DATA SUPPLIED:
============================================================

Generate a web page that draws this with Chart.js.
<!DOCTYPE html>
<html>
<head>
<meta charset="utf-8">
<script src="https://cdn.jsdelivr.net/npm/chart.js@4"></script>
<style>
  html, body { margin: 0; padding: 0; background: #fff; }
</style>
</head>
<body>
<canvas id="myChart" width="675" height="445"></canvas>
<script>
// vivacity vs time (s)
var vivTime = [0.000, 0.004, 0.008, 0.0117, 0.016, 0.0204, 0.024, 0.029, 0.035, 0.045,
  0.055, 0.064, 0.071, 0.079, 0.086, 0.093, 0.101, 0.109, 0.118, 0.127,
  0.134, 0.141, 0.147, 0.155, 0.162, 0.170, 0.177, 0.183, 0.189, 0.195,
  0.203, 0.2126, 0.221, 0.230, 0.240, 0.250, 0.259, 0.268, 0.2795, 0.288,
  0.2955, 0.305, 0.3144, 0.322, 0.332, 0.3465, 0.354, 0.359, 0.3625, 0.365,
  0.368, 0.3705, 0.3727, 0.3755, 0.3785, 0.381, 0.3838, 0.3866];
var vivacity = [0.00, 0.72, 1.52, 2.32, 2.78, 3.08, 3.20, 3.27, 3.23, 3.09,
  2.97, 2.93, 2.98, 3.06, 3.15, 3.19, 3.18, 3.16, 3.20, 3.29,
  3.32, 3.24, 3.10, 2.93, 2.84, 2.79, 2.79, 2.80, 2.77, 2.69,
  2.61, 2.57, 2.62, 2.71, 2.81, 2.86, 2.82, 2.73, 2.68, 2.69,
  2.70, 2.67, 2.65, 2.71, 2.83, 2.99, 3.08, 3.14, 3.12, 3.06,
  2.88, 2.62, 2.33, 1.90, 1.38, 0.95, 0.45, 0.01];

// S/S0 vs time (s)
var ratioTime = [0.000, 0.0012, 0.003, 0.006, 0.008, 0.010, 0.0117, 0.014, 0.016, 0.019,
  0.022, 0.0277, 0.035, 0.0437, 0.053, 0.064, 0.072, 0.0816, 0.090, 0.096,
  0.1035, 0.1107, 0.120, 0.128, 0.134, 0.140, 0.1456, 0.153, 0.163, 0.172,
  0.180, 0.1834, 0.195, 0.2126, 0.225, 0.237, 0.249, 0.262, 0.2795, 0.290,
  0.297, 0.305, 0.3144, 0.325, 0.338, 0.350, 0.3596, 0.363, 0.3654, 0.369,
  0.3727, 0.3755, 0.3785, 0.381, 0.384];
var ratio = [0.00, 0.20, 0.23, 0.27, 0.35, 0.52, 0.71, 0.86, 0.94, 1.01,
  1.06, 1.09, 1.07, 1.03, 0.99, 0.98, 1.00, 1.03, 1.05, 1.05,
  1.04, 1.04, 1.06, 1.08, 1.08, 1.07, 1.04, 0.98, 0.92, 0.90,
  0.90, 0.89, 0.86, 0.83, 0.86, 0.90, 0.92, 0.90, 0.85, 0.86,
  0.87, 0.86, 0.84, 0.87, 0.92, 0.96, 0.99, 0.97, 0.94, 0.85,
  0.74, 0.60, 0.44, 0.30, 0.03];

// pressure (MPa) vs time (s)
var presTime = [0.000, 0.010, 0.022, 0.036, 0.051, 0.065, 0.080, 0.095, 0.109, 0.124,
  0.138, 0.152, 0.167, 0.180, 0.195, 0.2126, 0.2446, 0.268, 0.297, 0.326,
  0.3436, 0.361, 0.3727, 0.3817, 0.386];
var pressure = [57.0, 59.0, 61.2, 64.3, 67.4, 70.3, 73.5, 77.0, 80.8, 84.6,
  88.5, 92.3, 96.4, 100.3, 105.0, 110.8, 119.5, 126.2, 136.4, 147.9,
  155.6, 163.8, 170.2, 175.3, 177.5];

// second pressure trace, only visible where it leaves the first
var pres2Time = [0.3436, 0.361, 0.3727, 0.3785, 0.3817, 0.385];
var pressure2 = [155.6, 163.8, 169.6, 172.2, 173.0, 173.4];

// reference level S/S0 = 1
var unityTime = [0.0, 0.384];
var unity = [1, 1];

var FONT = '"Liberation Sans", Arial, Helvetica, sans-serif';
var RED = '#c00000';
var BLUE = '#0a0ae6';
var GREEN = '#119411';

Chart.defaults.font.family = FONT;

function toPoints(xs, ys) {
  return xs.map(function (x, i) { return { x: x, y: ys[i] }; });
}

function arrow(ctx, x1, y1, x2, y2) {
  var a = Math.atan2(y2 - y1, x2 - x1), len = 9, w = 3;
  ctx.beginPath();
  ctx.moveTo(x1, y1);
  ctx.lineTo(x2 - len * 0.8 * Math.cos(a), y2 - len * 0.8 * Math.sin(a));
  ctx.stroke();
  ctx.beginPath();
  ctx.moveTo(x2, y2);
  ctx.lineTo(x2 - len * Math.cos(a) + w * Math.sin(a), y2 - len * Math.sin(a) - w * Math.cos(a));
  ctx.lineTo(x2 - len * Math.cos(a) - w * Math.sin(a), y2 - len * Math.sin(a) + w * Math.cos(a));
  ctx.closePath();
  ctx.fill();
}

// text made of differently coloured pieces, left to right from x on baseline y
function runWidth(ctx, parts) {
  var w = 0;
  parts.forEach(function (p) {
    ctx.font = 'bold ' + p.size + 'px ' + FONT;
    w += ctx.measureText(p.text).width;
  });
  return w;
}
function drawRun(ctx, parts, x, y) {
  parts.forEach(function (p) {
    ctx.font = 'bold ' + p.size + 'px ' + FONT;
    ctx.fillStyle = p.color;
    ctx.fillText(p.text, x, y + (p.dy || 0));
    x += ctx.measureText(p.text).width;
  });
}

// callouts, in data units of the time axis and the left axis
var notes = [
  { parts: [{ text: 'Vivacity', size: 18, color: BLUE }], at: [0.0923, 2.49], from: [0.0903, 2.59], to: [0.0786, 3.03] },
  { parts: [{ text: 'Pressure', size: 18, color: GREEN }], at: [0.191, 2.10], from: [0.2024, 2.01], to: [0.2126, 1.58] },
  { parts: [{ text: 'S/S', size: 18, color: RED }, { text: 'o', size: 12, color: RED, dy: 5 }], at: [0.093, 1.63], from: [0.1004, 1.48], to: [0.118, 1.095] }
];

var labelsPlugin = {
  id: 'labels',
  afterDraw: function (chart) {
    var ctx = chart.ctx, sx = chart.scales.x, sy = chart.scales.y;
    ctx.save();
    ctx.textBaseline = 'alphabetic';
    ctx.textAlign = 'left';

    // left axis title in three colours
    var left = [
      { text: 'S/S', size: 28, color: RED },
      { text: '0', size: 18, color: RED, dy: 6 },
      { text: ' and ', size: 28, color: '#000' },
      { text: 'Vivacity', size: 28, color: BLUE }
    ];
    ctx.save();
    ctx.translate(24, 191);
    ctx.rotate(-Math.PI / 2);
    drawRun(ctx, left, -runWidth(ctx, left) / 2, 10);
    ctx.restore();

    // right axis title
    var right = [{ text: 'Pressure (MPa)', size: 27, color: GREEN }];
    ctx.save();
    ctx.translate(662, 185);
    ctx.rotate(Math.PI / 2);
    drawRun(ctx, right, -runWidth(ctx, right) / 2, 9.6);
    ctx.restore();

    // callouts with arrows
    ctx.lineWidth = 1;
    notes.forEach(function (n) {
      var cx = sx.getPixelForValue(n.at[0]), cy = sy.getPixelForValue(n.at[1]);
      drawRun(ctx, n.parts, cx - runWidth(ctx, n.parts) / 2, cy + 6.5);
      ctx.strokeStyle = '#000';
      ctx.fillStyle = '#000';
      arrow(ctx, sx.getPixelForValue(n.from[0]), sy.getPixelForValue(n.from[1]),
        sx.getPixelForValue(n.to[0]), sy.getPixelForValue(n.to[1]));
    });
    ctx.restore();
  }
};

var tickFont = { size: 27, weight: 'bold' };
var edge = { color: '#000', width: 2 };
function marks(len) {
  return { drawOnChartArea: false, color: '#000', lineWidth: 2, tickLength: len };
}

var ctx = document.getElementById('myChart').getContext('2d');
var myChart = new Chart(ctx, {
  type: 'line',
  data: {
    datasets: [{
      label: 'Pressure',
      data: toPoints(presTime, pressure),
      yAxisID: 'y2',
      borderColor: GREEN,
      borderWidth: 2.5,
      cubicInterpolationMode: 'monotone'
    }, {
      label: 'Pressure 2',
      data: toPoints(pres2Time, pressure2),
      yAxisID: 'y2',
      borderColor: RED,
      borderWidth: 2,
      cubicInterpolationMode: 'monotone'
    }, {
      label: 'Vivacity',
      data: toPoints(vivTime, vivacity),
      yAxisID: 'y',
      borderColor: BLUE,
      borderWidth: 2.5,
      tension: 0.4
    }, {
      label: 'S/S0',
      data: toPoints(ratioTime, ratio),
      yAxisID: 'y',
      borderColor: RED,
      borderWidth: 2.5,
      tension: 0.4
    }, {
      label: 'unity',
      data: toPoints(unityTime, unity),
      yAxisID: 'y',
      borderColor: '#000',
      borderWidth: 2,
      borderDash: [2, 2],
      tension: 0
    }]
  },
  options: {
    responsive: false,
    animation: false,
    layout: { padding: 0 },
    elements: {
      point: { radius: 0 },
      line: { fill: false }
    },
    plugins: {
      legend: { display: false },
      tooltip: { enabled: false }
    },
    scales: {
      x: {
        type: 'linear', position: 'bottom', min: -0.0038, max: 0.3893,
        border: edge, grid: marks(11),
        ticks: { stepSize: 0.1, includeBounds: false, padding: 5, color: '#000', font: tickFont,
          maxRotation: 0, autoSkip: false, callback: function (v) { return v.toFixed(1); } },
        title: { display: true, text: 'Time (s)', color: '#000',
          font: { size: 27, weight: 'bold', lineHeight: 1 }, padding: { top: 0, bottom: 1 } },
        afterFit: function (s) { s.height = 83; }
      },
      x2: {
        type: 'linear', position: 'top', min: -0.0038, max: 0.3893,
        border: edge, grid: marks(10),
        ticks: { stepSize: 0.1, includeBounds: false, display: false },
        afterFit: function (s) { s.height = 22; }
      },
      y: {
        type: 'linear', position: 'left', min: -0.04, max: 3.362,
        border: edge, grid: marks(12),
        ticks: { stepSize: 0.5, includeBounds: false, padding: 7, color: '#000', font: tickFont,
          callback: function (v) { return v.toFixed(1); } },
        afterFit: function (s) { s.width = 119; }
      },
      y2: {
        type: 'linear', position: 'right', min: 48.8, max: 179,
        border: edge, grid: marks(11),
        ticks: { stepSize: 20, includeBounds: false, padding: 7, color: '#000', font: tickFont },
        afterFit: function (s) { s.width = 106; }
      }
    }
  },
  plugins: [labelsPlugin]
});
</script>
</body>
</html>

============================================================

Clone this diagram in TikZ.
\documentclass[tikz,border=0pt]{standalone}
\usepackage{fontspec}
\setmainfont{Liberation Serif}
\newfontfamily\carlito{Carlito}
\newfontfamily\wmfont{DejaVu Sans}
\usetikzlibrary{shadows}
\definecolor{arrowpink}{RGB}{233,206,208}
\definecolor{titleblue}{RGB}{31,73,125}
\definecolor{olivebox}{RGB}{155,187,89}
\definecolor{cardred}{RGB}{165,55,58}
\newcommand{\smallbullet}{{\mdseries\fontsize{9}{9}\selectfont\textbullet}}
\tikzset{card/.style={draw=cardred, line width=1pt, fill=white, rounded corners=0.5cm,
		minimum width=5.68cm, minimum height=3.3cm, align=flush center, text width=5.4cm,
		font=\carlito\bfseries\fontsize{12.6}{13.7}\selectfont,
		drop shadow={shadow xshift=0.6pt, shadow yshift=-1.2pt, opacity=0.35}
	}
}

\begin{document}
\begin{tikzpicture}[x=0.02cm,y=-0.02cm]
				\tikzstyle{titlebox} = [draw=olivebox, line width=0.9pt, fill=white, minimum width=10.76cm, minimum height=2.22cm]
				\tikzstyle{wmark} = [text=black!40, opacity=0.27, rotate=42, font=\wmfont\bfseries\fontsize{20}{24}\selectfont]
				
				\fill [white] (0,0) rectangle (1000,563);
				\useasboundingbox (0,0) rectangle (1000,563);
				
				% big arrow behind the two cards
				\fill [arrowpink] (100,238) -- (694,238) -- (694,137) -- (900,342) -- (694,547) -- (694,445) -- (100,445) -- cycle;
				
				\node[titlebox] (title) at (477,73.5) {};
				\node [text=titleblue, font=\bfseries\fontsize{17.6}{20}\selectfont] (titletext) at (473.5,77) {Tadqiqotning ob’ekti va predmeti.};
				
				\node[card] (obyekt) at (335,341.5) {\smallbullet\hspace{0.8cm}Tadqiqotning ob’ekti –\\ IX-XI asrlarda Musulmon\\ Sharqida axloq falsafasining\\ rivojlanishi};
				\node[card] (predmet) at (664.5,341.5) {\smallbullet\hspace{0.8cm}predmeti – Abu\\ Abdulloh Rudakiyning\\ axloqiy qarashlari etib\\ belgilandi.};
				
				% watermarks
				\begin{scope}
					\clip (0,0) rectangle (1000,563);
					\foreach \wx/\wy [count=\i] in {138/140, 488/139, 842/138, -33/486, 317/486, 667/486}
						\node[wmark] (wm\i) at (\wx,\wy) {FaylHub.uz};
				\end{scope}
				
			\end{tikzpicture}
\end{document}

============================================================

WORK TO BE COMPLETED:
Going down the listing above, begin printing at the line with "Generate a web" and finish with the line with "0.74, 0.60, 0.44, 0.30, 0.03];", exactly as they appear.

WRITTEN RESPONSE:
Generate a web page that draws this with Chart.js.
<!DOCTYPE html>
<html>
<head>
<meta charset="utf-8">
<script src="https://cdn.jsdelivr.net/npm/chart.js@4"></script>
<style>
  html, body { margin: 0; padding: 0; background: #fff; }
</style>
</head>
<body>
<canvas id="myChart" width="675" height="445"></canvas>
<script>
// vivacity vs time (s)
var vivTime = [0.000, 0.004, 0.008, 0.0117, 0.016, 0.0204, 0.024, 0.029, 0.035, 0.045,
  0.055, 0.064, 0.071, 0.079, 0.086, 0.093, 0.101, 0.109, 0.118, 0.127,
  0.134, 0.141, 0.147, 0.155, 0.162, 0.170, 0.177, 0.183, 0.189, 0.195,
  0.203, 0.2126, 0.221, 0.230, 0.240, 0.250, 0.259, 0.268, 0.2795, 0.288,
  0.2955, 0.305, 0.3144, 0.322, 0.332, 0.3465, 0.354, 0.359, 0.3625, 0.365,
  0.368, 0.3705, 0.3727, 0.3755, 0.3785, 0.381, 0.3838, 0.3866];
var vivacity = [0.00, 0.72, 1.52, 2.32, 2.78, 3.08, 3.20, 3.27, 3.23, 3.09,
  2.97, 2.93, 2.98, 3.06, 3.15, 3.19, 3.18, 3.16, 3.20, 3.29,
  3.32, 3.24, 3.10, 2.93, 2.84, 2.79, 2.79, 2.80, 2.77, 2.69,
  2.61, 2.57, 2.62, 2.71, 2.81, 2.86, 2.82, 2.73, 2.68, 2.69,
  2.70, 2.67, 2.65, 2.71, 2.83, 2.99, 3.08, 3.14, 3.12, 3.06,
  2.88, 2.62, 2.33, 1.90, 1.38, 0.95, 0.45, 0.01];

// S/S0 vs time (s)
var ratioTime = [0.000, 0.0012, 0.003, 0.006, 0.008, 0.010, 0.0117, 0.014, 0.016, 0.019,
  0.022, 0.0277, 0.035, 0.0437, 0.053, 0.064, 0.072, 0.0816, 0.090, 0.096,
  0.1035, 0.1107, 0.120, 0.128, 0.134, 0.140, 0.1456, 0.153, 0.163, 0.172,
  0.180, 0.1834, 0.195, 0.2126, 0.225, 0.237, 0.249, 0.262, 0.2795, 0.290,
  0.297, 0.305, 0.3144, 0.325, 0.338, 0.350, 0.3596, 0.363, 0.3654, 0.369,
  0.3727, 0.3755, 0.3785, 0.381, 0.384];
var ratio = [0.00, 0.20, 0.23, 0.27, 0.35, 0.52, 0.71, 0.86, 0.94, 1.01,
  1.06, 1.09, 1.07, 1.03, 0.99, 0.98, 1.00, 1.03, 1.05, 1.05,
  1.04, 1.04, 1.06, 1.08, 1.08, 1.07, 1.04, 0.98, 0.92, 0.90,
  0.90, 0.89, 0.86, 0.83, 0.86, 0.90, 0.92, 0.90, 0.85, 0.86,
  0.87, 0.86, 0.84, 0.87, 0.92, 0.96, 0.99, 0.97, 0.94, 0.85,
  0.74, 0.60, 0.44, 0.30, 0.03];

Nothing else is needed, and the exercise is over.